Magwaza, a former acting director-general of the Department of Social Development who took over as Sassa CEO on November 1, 2016, applied to the court for permission to offer his own version of events and has now filed his affidavit.
He says that the process of taking over the payment system by Sassa was “derailed” by the minister, who chose to appoint “work streams” which reported directly to her.
He attaches a July 2015 letter from Dlamini to then-CEO of Sassa Virginia Petersen, in which Dlamini announces the leaders of the work streams – Andile Nyonyha, Tim Sukazi, Tankiso Parkies, Sizwe Shezi and Patrick Monyeki. The panel, to be appointed for three years, was to report directly to her, Dlamini told Petersen.
Magwaza says that from before his appointment until today the work streams “take instructions from and report to the minister directly”.

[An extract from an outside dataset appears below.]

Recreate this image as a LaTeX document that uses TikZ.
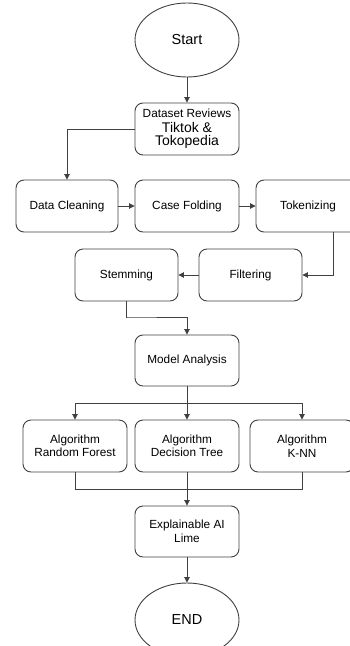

“I need to make the point that since July 2015 the minister understood the issues, was in control of the process and knew or ought to have known of all developments in this important process and matter,” he says.
It was Sassa officials
He denies that the minister “engaged with Sassa” over possible options as she claimed.
“I wish to clarify that there is no record of the minister engaging with Sassa to consider available options and solutions to ensure that social grants were paid subsequent to the termination of the contract with CPS.”
It was Sassa officials, and officials of the National Treasury and the Department of Social Development, who explored alternative options, Magwaza says.
But Dlamini “was determined that an internal solution will not be found” and she was against the use of local banks and the SA Post Office, in spite of indications by the National Treasury and the SA Reserve Bank that this would work.
Instead she was “adamant” that CPS should continue to pay the grants after its contract with Sassa expired on March 31.
“To date I have difficulty understanding why the minister was adamant that CPS be used,” Magwaza says.
He says he has approached Zane Dangor, former director-general in the Department of Social Development, and “prevailed upon him” to file an affidavit countering Dlamini’s claims. Dangor has undertaken to file documents by Monday evening, Magwaza says.